En raison de la gravité des comportements reprochés, l’employeur avait pris la décision de suspendre sans solde M. Rochefort pour fins d’enquête. Or, quelques jours avant que l’employeur soit informé des allégations de harcèlement sexuel à l’égard de M. Rochefort, celui-ci avait publié une critique importante de la gestion de son employeur, ironiquement en ce qui a trait à son inaction quant aux situations de harcèlement. Le syndicat prétendait donc que la suspension de M. Rochefort constituait des représailles et que la mesure était conséquemment illégale. Or, l’arbitre a reconnu que malgré la concomitance des événements, la mesure était ici pleinement justifiée compte tenu des allégations et de la nécessité de maintenir la sérénité du climat et le bon déroulement de l’enquête. Qui plus est, l’arbitre affirme que les activités syndicales, « aussi légitimes soient-elles, ne peuvent lui accorder de privilège ou d’immunité advenant que sa conduite doive être scrutée »[9].

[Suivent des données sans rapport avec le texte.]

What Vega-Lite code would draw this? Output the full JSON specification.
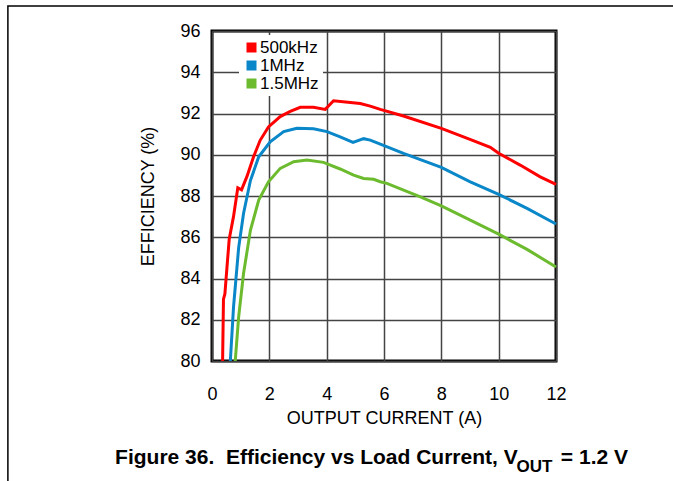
{
  "$schema": "https://vega.github.io/schema/vega-lite/v6.json",
  "width": 344,
  "height": 330,
  "autosize": {"type": "none"},
  "padding": {"left": 212, "top": 31, "right": 117, "bottom": 120},
  "background": "white",
  "config": {
    "font": "Liberation Sans",
    "view": {"stroke": "black", "strokeWidth": 3},
    "axis": {
      "labelFont": "Liberation Sans",
      "titleFont": "Liberation Sans",
      "labelFontSize": 18,
      "titleFontSize": 18,
      "labelColor": "black",
      "titleColor": "black",
      "titleFontWeight": "normal",
      "domain": false,
      "ticks": false,
      "tickSize": 0,
      "grid": true,
      "gridColor": "#444",
      "gridWidth": 1.5,
      "gridOpacity": 1
    }
  },
  "title": {
    "text": "Figure 36.\u00a0 Efficiency vs Load Current, V\u2003\u2002\u00a0 = 1.2 V",
    "subtitle": "OUT\u00a0\u00a0\u00a0\u00a0\u00a0\u00a0\u00a0\u00a0\u00a0\u00a0\u00a0\u00a0\u00a0\u00a0\u00a0\u00a0\u2060",
    "orient": "top",
    "anchor": "end",
    "frame": "group",
    "dx": 72,
    "offset": -470,
    "font": "Liberation Sans",
    "subtitleFont": "Liberation Sans",
    "fontSize": 21,
    "subtitleFontSize": 17,
    "fontWeight": "bold",
    "subtitleFontWeight": "bold",
    "color": "black",
    "subtitleColor": "black",
    "subtitlePadding": -9
  },
  "layer": [
    {
      "data": {"values": [{}]},
      "mark": {"type": "rect", "filled": false, "stroke": "black", "strokeWidth": 1.5},
      "encoding": {
        "x": {"datum": -7.12, "type": "quantitative", "scale": {"domain": [0, 12], "nice": false}},
        "x2": {"datum": 30},
        "y": {"datum": 97.21, "type": "quantitative", "scale": {"domain": [80, 96], "nice": false}},
        "y2": {"datum": 70}
      }
    },
    {
      "data": {
        "values": [
          {"current": 0.37, "eff": 80.0, "freq": "500kHz"},
          {"current": 0.40, "eff": 83.0, "freq": "500kHz"},
          {"current": 0.45, "eff": 83.25, "freq": "500kHz"},
          {"current": 0.52, "eff": 84.5, "freq": "500kHz"},
          {"current": 0.60, "eff": 85.9, "freq": "500kHz"},
          {"current": 0.75, "eff": 87.0, "freq": "500kHz"},
          {"current": 0.90, "eff": 88.4, "freq": "500kHz"},
          {"current": 1.03, "eff": 88.3, "freq": "500kHz"},
          {"current": 1.22, "eff": 88.95, "freq": "500kHz"},
          {"current": 1.45, "eff": 89.9, "freq": "500kHz"},
          {"current": 1.68, "eff": 90.7, "freq": "500kHz"},
          {"current": 1.97, "eff": 91.35, "freq": "500kHz"},
          {"current": 2.38, "eff": 91.85, "freq": "500kHz"},
          {"current": 2.73, "eff": 92.1, "freq": "500kHz"},
          {"current": 3.08, "eff": 92.3, "freq": "500kHz"},
          {"current": 3.54, "eff": 92.3, "freq": "500kHz"},
          {"current": 3.95, "eff": 92.2, "freq": "500kHz"},
          {"current": 4.24, "eff": 92.62, "freq": "500kHz"},
          {"current": 5.17, "eff": 92.48, "freq": "500kHz"},
          {"current": 5.52, "eff": 92.36, "freq": "500kHz"},
          {"current": 5.87, "eff": 92.2, "freq": "500kHz"},
          {"current": 6.68, "eff": 91.88, "freq": "500kHz"},
          {"current": 8.0, "eff": 91.28, "freq": "500kHz"},
          {"current": 9.0, "eff": 90.75, "freq": "500kHz"},
          {"current": 9.71, "eff": 90.36, "freq": "500kHz"},
          {"current": 10.0, "eff": 90.07, "freq": "500kHz"},
          {"current": 10.75, "eff": 89.5, "freq": "500kHz"},
          {"current": 11.45, "eff": 88.93, "freq": "500kHz"},
          {"current": 12.0, "eff": 88.56, "freq": "500kHz"},
          {"current": 0.64, "eff": 80.0, "freq": "1MHz"},
          {"current": 0.75, "eff": 82.6, "freq": "1MHz"},
          {"current": 0.93, "eff": 85.5, "freq": "1MHz"},
          {"current": 1.10, "eff": 87.15, "freq": "1MHz"},
          {"current": 1.34, "eff": 88.75, "freq": "1MHz"},
          {"current": 1.63, "eff": 89.9, "freq": "1MHz"},
          {"current": 2.03, "eff": 90.63, "freq": "1MHz"},
          {"current": 2.5, "eff": 91.12, "freq": "1MHz"},
          {"current": 2.96, "eff": 91.28, "freq": "1MHz"},
          {"current": 3.54, "eff": 91.26, "freq": "1MHz"},
          {"current": 4.01, "eff": 91.12, "freq": "1MHz"},
          {"current": 4.47, "eff": 90.87, "freq": "1MHz"},
          {"current": 4.92, "eff": 90.6, "freq": "1MHz"},
          {"current": 5.29, "eff": 90.78, "freq": "1MHz"},
          {"current": 5.52, "eff": 90.71, "freq": "1MHz"},
          {"current": 5.87, "eff": 90.52, "freq": "1MHz"},
          {"current": 6.68, "eff": 90.07, "freq": "1MHz"},
          {"current": 8.0, "eff": 89.39, "freq": "1MHz"},
          {"current": 9.01, "eff": 88.69, "freq": "1MHz"},
          {"current": 10.0, "eff": 88.08, "freq": "1MHz"},
          {"current": 10.99, "eff": 87.4, "freq": "1MHz"},
          {"current": 12.0, "eff": 86.64, "freq": "1MHz"},
          {"current": 0.81, "eff": 80.0, "freq": "1.5MHz"},
          {"current": 0.93, "eff": 82.14, "freq": "1.5MHz"},
          {"current": 1.10, "eff": 84.24, "freq": "1.5MHz"},
          {"current": 1.34, "eff": 86.34, "freq": "1.5MHz"},
          {"current": 1.63, "eff": 87.8, "freq": "1.5MHz"},
          {"current": 1.97, "eff": 88.69, "freq": "1.5MHz"},
          {"current": 2.38, "eff": 89.34, "freq": "1.5MHz"},
          {"current": 2.85, "eff": 89.66, "freq": "1.5MHz"},
          {"current": 3.31, "eff": 89.74, "freq": "1.5MHz"},
          {"current": 3.89, "eff": 89.63, "freq": "1.5MHz"},
          {"current": 4.47, "eff": 89.31, "freq": "1.5MHz"},
          {"current": 4.94, "eff": 89.01, "freq": "1.5MHz"},
          {"current": 5.29, "eff": 88.85, "freq": "1.5MHz"},
          {"current": 5.64, "eff": 88.81, "freq": "1.5MHz"},
          {"current": 5.87, "eff": 88.69, "freq": "1.5MHz"},
          {"current": 6.1, "eff": 88.61, "freq": "1.5MHz"},
          {"current": 7.27, "eff": 87.96, "freq": "1.5MHz"},
          {"current": 8.0, "eff": 87.52, "freq": "1.5MHz"},
          {"current": 9.01, "eff": 86.83, "freq": "1.5MHz"},
          {"current": 10.0, "eff": 86.15, "freq": "1.5MHz"},
          {"current": 10.99, "eff": 85.41, "freq": "1.5MHz"},
          {"current": 12.0, "eff": 84.56, "freq": "1.5MHz"}
        ]
      },
      "mark": {"type": "line", "strokeWidth": 3},
      "encoding": {
        "x": {
          "field": "current",
          "type": "quantitative",
          "scale": {"domain": [0, 12], "nice": false},
          "axis": {
            "values": [0, 2, 4, 6, 8, 10, 12],
            "title": "OUTPUT CURRENT (A)",
            "grid": true,
            "labelPadding": 24,
            "titlePadding": 6,
            "labelFlush": false
          }
        },
        "y": {
          "field": "eff",
          "type": "quantitative",
          "scale": {"domain": [80, 96], "nice": false},
          "axis": {
            "values": [80, 82, 84, 86, 88, 90, 92, 94, 96],
            "title": "EFFICIENCY (%)",
            "grid": true,
            "labelPadding": 12,
            "titlePadding": 22,
            "labelFlush": false
          }
        },
        "color": {
          "field": "freq",
          "type": "nominal",
          "scale": {"domain": ["500kHz", "1MHz", "1.5MHz"], "range": ["#ff0000", "#0a87c8", "#6cbb2f"]},
          "legend": {
            "title": null,
            "orient": "none",
            "legendX": 27,
            "legendY": 4,
            "symbolType": "square",
            "symbolSize": 100,
            "symbolStrokeWidth": 0,
            "labelFont": "Liberation Sans",
            "labelFontSize": 17,
            "labelColor": "black",
            "labelOffset": 0,
            "fillColor": "white",
            "padding": 4,
            "rowPadding": 0,
            "encode": {"symbols": {"update": {"fill": {"scale": "color", "field": "value"}, "opacity": {"value": 1}}}}
          }
        }
      }
    }
  ]
}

Lors de l’audience, le syndicat a tenté de faire une preuve de bon caractère à l’égard de M. Rochefort pour démontrer qu’il est improbable qu’il ait posé les comportements reprochés. À cet égard, l’arbitre énonce qu’une telle preuve n’est pas pertinente aux fins de déterminer si un individu a exercé du harcèlement sexuel à l’égard de personnes précises. Par ailleurs, elle ajoute qu’il n’existe pas de victime parfaite, et qu’il est impératif de ne pas tomber dans des préjugés ou stéréotypes pour analyser les témoignages des plaignants. Ce ne sont pas les plaignants qui doivent justifier leur conduite, et il est du devoir de l’enquêteur et/ou des décideurs d’adopter une démarche qui s’écarte de ces biais pour ne pas dénaturer l’exercice.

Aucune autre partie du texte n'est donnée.